Par ailleurs, la réflexion de M. Beguin est tout à fait pertinente. Les fonds propres doivent être au moins de 30 % de la valeur d'acquisition sinon de construction. Plus le prix du marché est élevé, plus la partie des fonds propres est importante. Ceux qui comptaient sur la permanence de leur poste de travail, voire des deux revenus, vont se confronter tôt ou tard aux charges d'amortissement et d'intérêts qui dépasseront la capacité de leurs liquidités. Les exemples fournis par M. Beguin sont également très pertinents. Nous ne sommes pas à des lieux des subprimes. Les banquiers ne considéraient pas jusqu'à maintenant qu'il y avait "bulle spéculative immobilière à Genève" et sont repartis, comme dans les années 90 pour des prêts à hauts risques. A quand la débâcle qui a vu l'UBS prendre en une fois 5 milliards (peanuts aujourd'hui) d'amortissements de dettes irrécupérables sur les hypothèques.
Comme nul n'est prophète en son pays, j'ose espérer que "la crise" des subprimes genevoise sera de faible ampleur !
Oops, désolé Suar, ce n'est pas vous qui avez fait la petite erreur, mais M. Peter König, avec qui j'ai déjà correspondu pour corriger une erreur qui est commune parmi les propriétaires.
La confusion entre la valeur locative et la valeur fiscale des immeubles.
Je profite de ce commentaire pour compléter l'information de Pic-Vert ci-dessus par l'indication des taux d'impôt sur la fortune.
Chacun pourra ainsi faire un calcul de comparaison entre la valeur fiscale de sa villa aujourd'hui telle qu'elle s'ajoute aux autres éléments de la fortune, estimer celle qui pourrait s'ajouter si une formule proche de la valeur vénale venait à être choisie comme "élément de la fortune". A l'aide de ces taux qui sont progressifs, la différence d'impôt sera facile à calculer :
Taux d’impôts sur la fortune : 1'000'000 = 0,27%, 1'500'000 = 0,27%, 2'000'000 = 0,36%, 3'000'000 = 0,57%, 4'000'000 = 0,67%, 5'000'000 = 0,74%, taux maximum au-delà 0,80%
La taxe immobilière complémentaire est pratiquement de 1 pour mille de la valeur fiscale de l'immeuble et du terrain.

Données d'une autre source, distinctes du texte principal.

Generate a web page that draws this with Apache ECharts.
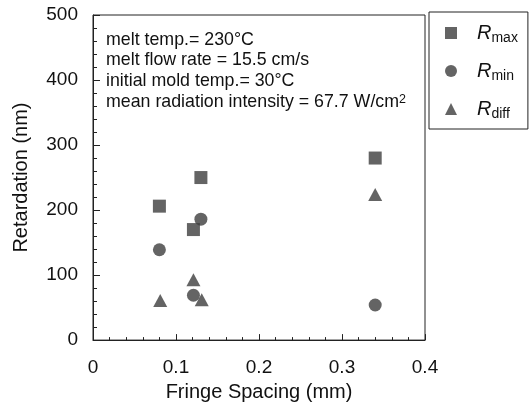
<!DOCTYPE html>
<html>
<head>
<meta charset="utf-8">
<script src="https://cdn.jsdelivr.net/npm/echarts@6/dist/echarts.min.js"></script>
<style>
html,body{margin:0;padding:0;background:#fff;}
#c{width:531px;height:407px;}
</style>
</head>
<body>
<div id="c"></div>
<script>
// Data
const seriesNames = ['Rmax', 'Rmin', 'Rdiff'];
const subscripts = ['max', 'min', 'diff'];
const xRmax = [0.080, 0.121, 0.130, 0.340];
const yRmax = [206, 170, 250, 280];
const xRmin = [0.080, 0.130, 0.121, 0.340];
const yRmin = [139, 186, 69, 54];
const xRdiff = [0.081, 0.121, 0.131, 0.340];
const yRdiff = [61, 93, 62, 224];
const xTicks = [0, 0.1, 0.2, 0.3, 0.4];
const yTicks = [0, 100, 200, 300, 400, 500];
const noteLines = [
  'melt temp.= 230°C',
  'melt flow rate = 15.5 cm/s',
  'initial mold temp.= 30°C',
  'mean radiation intensity = 67.7 W/cm{sup|2}'
];

const FONT = '"Liberation Sans", Arial, Helvetica, sans-serif';
const INK = '#111';
const MARK = '#3d3d3d';

function pairs(xs, ys) { return xs.map((x, i) => [x, ys[i]]); }

const chart = echarts.init(document.getElementById('c'), null, {renderer: 'canvas'});

const option = {
  animation: false,
  backgroundColor: '#fff',
  grid: {
    left: 93, right: 106, top: 15, bottom: 60,
    show: true, borderColor: '#222', borderWidth: 1, backgroundColor: 'transparent'
  },
  xAxis: {
    type: 'value', min: 0, max: 0.4, interval: 0.1,
    name: 'Fringe Spacing (mm)', nameLocation: 'middle', nameGap: 38,
    nameTextStyle: {fontFamily: FONT, fontSize: 20, color: INK},
    axisLine: {show: true, lineStyle: {color: '#222', width: 1}},
    axisTick: {show: true, inside: true, length: 6, lineStyle: {color: '#222'}},
    minorTick: {show: true, splitNumber: 5, length: 3, lineStyle: {color: '#222'}},
    splitLine: {show: false},
    axisLabel: {
      fontFamily: FONT, fontSize: 19, color: INK, margin: 18,
      formatter: v => { const t = xTicks.find(k => Math.abs(k - v) < 1e-9); return t === undefined ? '' : (t === 0 ? '0' : String(t)); }
    }
  },
  yAxis: {
    type: 'value', min: 0, max: 500, interval: 100,
    name: 'Retardation (nm)', nameLocation: 'middle', nameGap: 62,
    nameTextStyle: {fontFamily: FONT, fontSize: 20, color: INK},
    axisLine: {show: true, lineStyle: {color: '#222', width: 1}},
    axisTick: {show: true, inside: true, length: 7, lineStyle: {color: '#222'}},
    minorTick: {show: true, splitNumber: 5, length: 4, lineStyle: {color: '#222'}},
    splitLine: {show: false},
    axisLabel: {
      fontFamily: FONT, fontSize: 19, color: INK, margin: 15, padding: [5, 0, 0, 0],
      formatter: v => { const t = yTicks.find(k => k === v); return t === undefined ? '' : String(t); }
    }
  },
  legend: {
    orient: 'vertical', left: 429, top: 12,
    padding: [11, 10, 8, 16],
    itemGap: 16, itemWidth: 12, itemHeight: 12,
    borderColor: '#222', borderWidth: 1, backgroundColor: '#fff',
    data: [
      {name: seriesNames[0], icon: 'rect'},
      {name: seriesNames[1], icon: 'circle'},
      {name: seriesNames[2], icon: 'triangle'}
    ],
    formatter: name => '{r|R}{s|' + subscripts[seriesNames.indexOf(name)] + '}',
    textStyle: {
      padding: [0, 0, 0, 15],
      rich: {
        r: {fontFamily: FONT, fontSize: 20, fontStyle: 'italic', color: INK, lineHeight: 24},
        s: {fontFamily: FONT, fontSize: 14, color: INK, lineHeight: 13, verticalAlign: 'bottom'}
      }
    }
  },
  graphic: noteLines.map((t, i) => ({
    type: 'text', left: 106, top: 31 + i * 20.6, silent: true,
    style: {
      text: t, fill: INK, font: '17.8px ' + FONT,
      rich: {sup: {fontFamily: FONT, fontSize: 12.5, fill: INK, verticalAlign: 'top', lineHeight: 12}}
    }
  })),
  series: [
    {name: seriesNames[0], type: 'scatter', symbol: 'rect', symbolSize: 13,
     itemStyle: {color: MARK}, data: pairs(xRmax, yRmax)},
    {name: seriesNames[1], type: 'scatter', symbol: 'circle', symbolSize: 13,
     itemStyle: {color: MARK}, data: pairs(xRmin, yRmin)},
    {name: seriesNames[2], type: 'scatter', symbol: 'triangle', symbolSize: [14, 13],
     itemStyle: {color: MARK}, data: pairs(xRdiff, yRdiff)}
  ]
};
chart.setOption(option);
</script>
</body>
</html>
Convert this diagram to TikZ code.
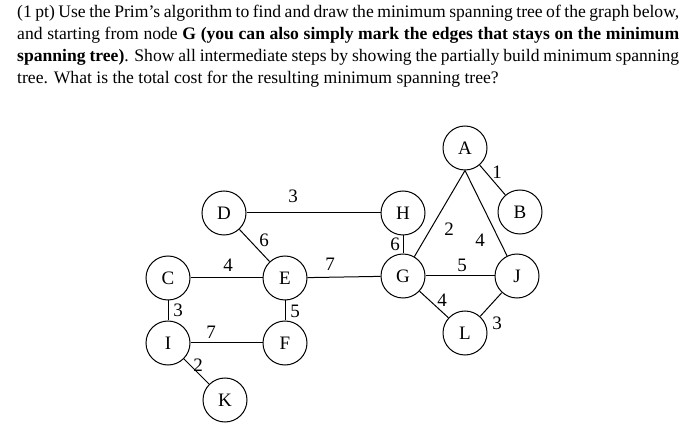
\documentclass[tikz,border=0pt]{standalone}
\usepackage{fontspec}
\setmainfont{Liberation Serif}
\begin{document}
\begin{tikzpicture}[x=1pt,y=-1pt,
  vtx/.style={draw,circle,minimum size=44pt,inner sep=0pt,font=\fontsize{19}{19}\selectfont,line width=1pt},
  edge/.style={line width=1pt},
  wt/.style={font=\fontsize{19}{19}\selectfont,inner sep=0pt}]
\useasboundingbox (0,0) rectangle (699,438);
\node[anchor=north west,text width=662pt,align=justify,inner sep=0pt,font=\fontsize{17.6}{22}\selectfont] (q) at (17,5)
{(1 pt) Use the Prim's algorithm to find and draw the minimum spanning tree of the graph below, and starting from node \textbf{G (you can also simply mark the edges that stays on the minimum spanning tree)}. Show all intermediate steps by showing the partially build minimum spanning tree. What is the total cost for the resulting minimum spanning tree?};
\node[vtx] (A) at (465,148) {A};
\node[vtx] (B) at (520,212) {B};
\node[vtx] (D) at (224,213) {D};
\node[vtx] (H) at (403,213) {H};
\node[vtx] (C) at (168,278) {C};
\node[vtx] (E) at (285,278) {E};
\node[vtx] (G) at (403,276) {G};
\node[vtx] (J) at (517,276) {J};
\node[vtx] (I) at (168,343) {I};
\node[vtx] (F) at (285,343) {F};
\node[vtx] (L) at (465,333) {L};
\node[vtx] (K) at (225,400) {K};
\draw[edge] (D) -- (H);
\draw[edge] (D) -- (E);
\draw[edge] (C) -- (E);
\draw[edge] (E) -- (G);
\draw[edge] (H) -- (G);
\draw[edge] (A.south) -- (G);
\draw[edge] (A.south) -- (J);
\draw[edge] (A) -- (B);
\draw[edge] (G) -- (J);
\draw[edge] (G) -- (L);
\draw[edge] (L) -- (J);
\draw[edge] (C) -- (I);
\draw[edge] (I) -- (F);
\draw[edge] (E) -- (F);
\draw[edge] (I) -- (K);
\node[wt] (w1) at (293,196) {3};
\node[wt] (w2) at (264,240) {6};
\node[wt] (w3) at (228,265) {4};
\node[wt] (w4) at (330,264) {7};
\node[wt] (w5) at (395,244) {6};
\node[wt] (w6) at (449,229) {2};
\node[wt] (w7) at (480,240) {4};
\node[wt] (w8) at (497,172) {1};
\node[wt] (w9) at (462,265) {5};
\node[wt] (w10) at (442,300) {4};
\node[wt] (w11) at (497,323) {3};
\node[wt] (w12) at (178,310) {3};
\node[wt] (w13) at (211,332) {7};
\node[wt] (w14) at (295,311) {5};
\node[wt] (w15) at (198,365) {2};
\end{tikzpicture}
\end{document}
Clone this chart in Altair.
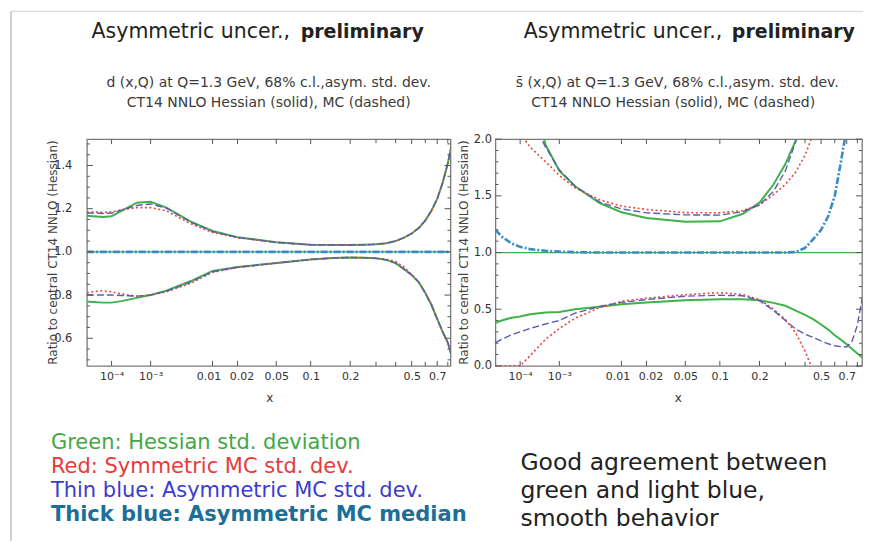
import altair as alt
import pandas as pd

# ---------------- data ----------------
X_GRID = [1e-5, 2e-5, 5e-5, 1e-4, 2e-4, 5e-4, 1e-3, 2e-3, 5e-3, 0.01, 0.02, 0.05,
          0.1, 0.15, 0.2, 0.25, 0.3, 0.35, 0.4, 0.45, 0.5, 0.55, 0.6, 0.65, 0.7,
          0.75, 0.8, 0.85]

# left panel: d(x,Q)
D_CENTRAL = [1.0, 1.0, 1.0, 1.0, 1.0, 1.0, 1.0, 1.0, 1.0, 1.0, 1.0, 1.0, 1.0, 1.0,
             1.0, 1.0, 1.0, 1.0, 1.0, 1.0, 1.0, 1.0, 1.0, 1.0, 1.0, 1.0, 1.0, 1.0]
D_HESS_UP = [1.167, 1.165, 1.162, 1.165, 1.19, 1.228, 1.232, 1.205, 1.14, 1.097, 1.068, 1.045,
             1.033, 1.032, 1.032, 1.033, 1.035, 1.04, 1.05, 1.066, 1.085, 1.11, 1.145, 1.19,
             1.245, 1.32, 1.41, 1.52]
D_HESS_LO = [0.77, 0.768, 0.765, 0.765, 0.772, 0.787, 0.80, 0.82, 0.865, 0.912, 0.93, 0.948,
             0.965, 0.972, 0.974, 0.973, 0.97, 0.963, 0.948, 0.92, 0.893, 0.86, 0.81, 0.755,
             0.69, 0.63, 0.58, 0.50]
D_SYM_UP = [1.185, 1.185, 1.183, 1.185, 1.195, 1.205, 1.205, 1.19, 1.13, 1.09, 1.066, 1.044,
            1.033, 1.032, 1.032, 1.033, 1.035, 1.04, 1.05, 1.066, 1.085, 1.11, 1.145, 1.19,
            1.245, 1.32, 1.41, 1.52]
D_SYM_LO = [0.81, 0.815, 0.82, 0.815, 0.805, 0.795, 0.80, 0.815, 0.855, 0.905, 0.928, 0.947,
            0.965, 0.972, 0.974, 0.973, 0.97, 0.966, 0.955, 0.93, 0.895, 0.86, 0.81, 0.755,
            0.69, 0.63, 0.58, 0.50]
D_ASYM_UP = [1.18, 1.18, 1.178, 1.18, 1.193, 1.215, 1.222, 1.203, 1.138, 1.095, 1.067, 1.044,
             1.033, 1.032, 1.032, 1.033, 1.035, 1.04, 1.05, 1.066, 1.085, 1.11, 1.145, 1.19,
             1.245, 1.32, 1.41, 1.52]
D_ASYM_LO = [0.80, 0.80, 0.80, 0.80, 0.798, 0.795, 0.80, 0.818, 0.86, 0.908, 0.929, 0.948,
             0.965, 0.972, 0.974, 0.973, 0.97, 0.963, 0.948, 0.92, 0.893, 0.86, 0.81, 0.755,
             0.69, 0.63, 0.58, 0.50]
D_MEDIAN = [1.0, 1.0, 1.0, 1.0, 1.0, 1.0, 1.0, 1.0, 1.0, 1.0, 1.0, 1.0, 1.0, 1.0,
            1.0, 1.0, 1.0, 1.0, 1.0, 1.0, 1.0, 1.0, 1.0, 1.0, 1.0, 1.0, 1.0, 1.0]

# right panel: sbar(x,Q)
S_CENTRAL = [1.0, 1.0, 1.0, 1.0, 1.0, 1.0, 1.0, 1.0, 1.0, 1.0, 1.0, 1.0, 1.0, 1.0,
             1.0, 1.0, 1.0, 1.0, 1.0, 1.0, 1.0, 1.0, 1.0, 1.0, 1.0, 1.0, 1.0, 1.0]
S_HESS_UP = [4.5, 3.9, 3.3, 2.9, 2.45, 1.95, 1.72, 1.585, 1.435, 1.355, 1.305, 1.272,
             1.275, 1.34, 1.44, 1.60, 1.78, 1.99, 2.3, 2.6, 3.0, 3.4, 3.9, 4.5, 5.0,
             5.5, 6.0, 6.5]
S_HESS_LO = [0.38, 0.40, 0.425, 0.435, 0.455, 0.47, 0.475, 0.50, 0.522, 0.543, 0.56, 0.58,
             0.587, 0.587, 0.578, 0.556, 0.53, 0.487, 0.45, 0.41, 0.365, 0.32, 0.27, 0.23,
             0.19, 0.15, 0.11, 0.075]
S_SYM_UP = [2.6, 2.4, 2.2, 2.05, 1.93, 1.80, 1.68, 1.57, 1.465, 1.41, 1.38, 1.352,
            1.35, 1.37, 1.42, 1.51, 1.60, 1.71, 1.86, 2.05, 2.3, 2.6, 3.0, 3.4, 3.8,
            4.2, 4.6, 5.0]
S_SYM_LO = [0.0, 0.0, 0.0, 0.0, 0.09, 0.235, 0.33, 0.42, 0.515, 0.57, 0.597, 0.628,
            0.646, 0.63, 0.585, 0.50, 0.41, 0.29, 0.13, -0.05, -0.25, -0.45, -0.65, -0.85,
            -1.05, -1.25, -1.45, -1.65]
S_ASYM_UP = [3.5, 3.1, 2.7, 2.45, 2.2, 1.93, 1.73, 1.585, 1.445, 1.385, 1.35, 1.332,
             1.33, 1.36, 1.42, 1.54, 1.72, 1.98, 2.25, 2.6, 3.0, 3.4, 3.8, 4.2, 4.6,
             5.0, 5.4, 5.8]
S_ASYM_LO = [0.206, 0.235, 0.275, 0.30, 0.33, 0.37, 0.40, 0.465, 0.525, 0.56, 0.585, 0.615,
             0.623, 0.619, 0.575, 0.49, 0.40, 0.325, 0.28, 0.25, 0.22, 0.195, 0.178, 0.17,
             0.167, 0.22, 0.36, 0.6]
S_MEDIAN = [1.20, 1.14, 1.08, 1.05, 1.03, 1.015, 1.008, 1.003, 1.0, 1.0, 1.0, 1.0,
            1.0, 1.0, 1.0, 1.0, 1.0, 1.005, 1.04, 1.12, 1.2, 1.32, 1.5, 1.8, 2.1,
            2.5, 2.9, 3.3]

# ticks
X_TICKS_MAJOR = [1e-4, 1e-3, 0.01, 0.02, 0.05, 0.1, 0.2, 0.5, 0.7]
X_TICK_LABELS = ["10⁻⁴", "10⁻³", "0.01", "0.02", "0.05", "0.1", "0.2", "0.5", "0.7"]
X_TICKS_MINOR = [0.3, 0.4, 0.6, 0.8]
D_Y_MAJOR = [0.6, 0.8, 1.0, 1.2, 1.4]
D_Y_MINOR = [0.5, 0.55, 0.65, 0.7, 0.75, 0.85, 0.9, 0.95, 1.05, 1.1, 1.15, 1.25, 1.3, 1.35, 1.45, 1.5]
S_Y_MAJOR = [0.0, 0.5, 1.0, 1.5, 2.0]
S_Y_MINOR = [0.1, 0.2, 0.3, 0.4, 0.6, 0.7, 0.8, 0.9, 1.1, 1.2, 1.3, 1.4, 1.6, 1.7, 1.8, 1.9]

# texts
TITLE_REG = "Asymmetric uncer.,"
TITLE_BOLD = "preliminary"
D_SUB1 = "d (x,Q) at Q=1.3 GeV, 68% c.l.,asym. std. dev."
S_SUB1 = "s\u0304 (x,Q) at Q=1.3 GeV, 68% c.l.,asym. std. dev."
SUB2 = "CT14 NNLO Hessian (solid), MC (dashed)"
Y_TITLE = "Ratio to central CT14 NNLO (Hessian)"
LEGEND_LINES = ["Green: Hessian std. deviation", "Red: Symmetric MC std. dev.",
                "Thin blue: Asymmetric MC std. dev.", "Thick blue: Asymmetric MC median"]
LEGEND_COLORS = ["#43a843", "#e53b3b", "#3b3bcf", "#1b6f99"]
NOTE_LINES = ["Good agreement between", "green and light blue,", "smooth behavior"]

GREEN, RED, SLATE, STEEL = "#3fb24a", "#e8473f", "#5b5bb3", "#3a8cc6"
STYLES = [("central", GREEN, None, 1.2), ("hess", GREEN, None, 2.0),
          ("sym", RED, [2, 2.5], 1.6), ("asym", SLATE, [7, 3], 1.4),
          ("median", STEEL, [7, 2, 2, 2], 2.6)]

H = 227
FONT = "DejaVu Sans"
ONE = alt.Data(values=[{}])


def long_df(curves):
    rows = []
    for name, kind, vals in curves:
        for x, v in zip(X_GRID, vals):
            rows.append({"x": x, "v": v, "curve": name, "kind": kind})
    return pd.DataFrame(rows)


def text(txt, x, y, size, color="#222222", weight="normal", align="left",
         baseline="alphabetic", angle=0, font=FONT):
    return alt.Chart(ONE).mark_text(text=txt, fontSize=size, color=color, fontWeight=weight,
                                    align=align, baseline=baseline, angle=angle,
                                    font=font).encode(x=alt.value(x), y=alt.value(y))


label_expr = "[" + ",".join("'%s'" % s for s in X_TICK_LABELS) + "][indexof([" + \
    ",".join(repr(v) for v in X_TICKS_MAJOR) + "], datum.value)]"
label_offset = {"condition": [{"test": "datum.value == 0.01", "value": -4},
                              {"test": "datum.value == 0.02", "value": 4}],
                "value": 0}


def panel(curves, xmax, ydom, ymaj, ymin, W, ylabpad, extra):
    xs = alt.Scale(type="pow", exponent=0.2, domain=[1e-5, xmax], nice=False, zero=False)
    ys = alt.Scale(domain=ydom, nice=False, zero=False)
    xaxis = alt.Axis(
        values=X_TICKS_MAJOR, labelExpr=label_expr, ticks=False, domain=False,
        grid=False, labelPadding=5, labelFont=FONT, labelFontSize=11,
        labelOffset=label_offset,
        labelColor="#333333", title=None, labelFlush=False, labelOverlap=False)
    yaxis = alt.Axis(
        values=ymaj, format=".1f", ticks=False, domain=False, grid=False,
        labelPadding=ylabpad, labelFont=FONT, labelFontSize=11.5,
        labelColor="#333333", title=None, labelOverlap=False)
    df = long_df(curves)
    layers = []
    for kind, col, dash, w in STYLES:
        sub = df[df.kind == kind]
        mk = dict(color=col, strokeWidth=w, clip=True)
        if dash:
            mk["strokeDash"] = dash
        layers.append(alt.Chart(sub).mark_line(**mk).encode(
            x=alt.X("x:Q", scale=xs, axis=xaxis),
            y=alt.Y("v:Q", scale=ys, axis=yaxis),
            detail="curve:N"))

    tick_col = "#555555"
    for vals, ln in ((ymaj, 6), (ymin, 3)):
        tdf = pd.DataFrame({"t": vals})
        for x0, x1 in ((0, ln), (W, W - ln)):
            layers.append(alt.Chart(tdf).mark_rule(color=tick_col, strokeWidth=1).encode(
                y=alt.Y("t:Q", scale=ys, axis=yaxis), x=alt.value(x0), x2=alt.value(x1)))
    for vals, ln in ((X_TICKS_MAJOR, 5), (X_TICKS_MINOR, 4)):
        tdf = pd.DataFrame({"t": vals})
        for y0, y1 in ((H, H - ln), (0, ln)):
            layers.append(alt.Chart(tdf).mark_rule(color=tick_col, strokeWidth=1).encode(
                x=alt.X("t:Q", scale=xs, axis=xaxis), y=alt.value(y0), y2=alt.value(y1)))
    layers += extra
    return alt.layer(*layers).properties(width=W, height=H)


LW, RW = 364, 367

left_extra = [
    # slide frame
    alt.Chart(ONE).mark_rule(color="#d4d4d4", strokeWidth=1).encode(
        x=alt.value(-76), x2=alt.value(777), y=alt.value(-128)),
    alt.Chart(ONE).mark_rule(color="#b0b0b0", strokeWidth=1.2).encode(
        x=alt.value(-76), y=alt.value(-128), y2=alt.value(402)),
    text(TITLE_REG, 4.7, -101, 20.5),
    text(TITLE_BOLD, 214, -101, 19, weight="bold"),
    text(D_SUB1, 182, -56.3, 14, color="#3a3a3a", align="center", baseline="middle"),
    text(SUB2, 182, -36.3, 14, color="#3a3a3a", align="center", baseline="middle"),
    text(Y_TITLE, -34, H / 2, 12, color="#444444", align="center", baseline="middle", angle=270),
    text("x", 183, 259, 12, color="#333333", align="center", baseline="middle"),
]
for i, (line, col) in enumerate(zip(LEGEND_LINES, LEGEND_COLORS)):
    left_extra.append(text(line, -36, 310 + 24 * i, 21, color=col,
                           weight="bold" if i == 3 else "normal"))

right_extra = [
    text(TITLE_REG, 28.3, -101, 20.5),
    text(TITLE_BOLD, 236.7, -101, 19, weight="bold"),
    text(S_SUB1, 182, -56.3, 14, color="#3a3a3a", align="center", baseline="middle"),
    text(SUB2, 178, -36.3, 14, color="#3a3a3a", align="center", baseline="middle"),
    text(Y_TITLE, -31, H / 2, 12, color="#444444", align="center", baseline="middle", angle=270),
    text("x", 183, 259, 12, color="#333333", align="center", baseline="middle"),
]
for i, line in enumerate(NOTE_LINES):
    right_extra.append(text(line, 25, 331 + 28 * i, 23.5, color="#222222"))

left = panel(
    [("c", "central", D_CENTRAL), ("hu", "hess", D_HESS_UP), ("hl", "hess", D_HESS_LO),
     ("su", "sym", D_SYM_UP), ("sl", "sym", D_SYM_LO), ("au", "asym", D_ASYM_UP),
     ("al", "asym", D_ASYM_LO), ("m", "median", D_MEDIAN)],
    0.827, [0.472, 1.522], D_Y_MAJOR, D_Y_MINOR, LW, 15, left_extra)

right = panel(
    [("c", "central", S_CENTRAL), ("hu", "hess", S_HESS_UP), ("hl", "hess", S_HESS_LO),
     ("su", "sym", S_SYM_UP), ("sl", "sym", S_SYM_LO), ("au", "asym", S_ASYM_UP),
     ("al", "asym", S_ASYM_LO), ("m", "median", S_MEDIAN)],
    0.847, [0.0, 2.0], S_Y_MAJOR, S_Y_MINOR, RW, 4, right_extra)

chart = alt.hconcat(left, right, spacing=45, bounds="flush").properties(
    padding={"left": 1, "top": 1, "right": 0, "bottom": 0},
    background="white",
).configure_view(stroke="#7a7a7a", strokeWidth=1.3)

chart.save("out.html", embed_options={"renderer": "svg", "actions": False})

Pic-Vert travaille avec la CGi et l'AGEDEC à déterminer un mode de calcul imposé par la nouvelle loi qui ne provoquera pas une injustice tombant sur des "contribuables captifs" et une crise de liquidité pour ceux qui ont fait de la construction de leur villa ou de leur PPE un élément important de leur prévoyance n'ayant pas de deuxième pilier digne de ce nom.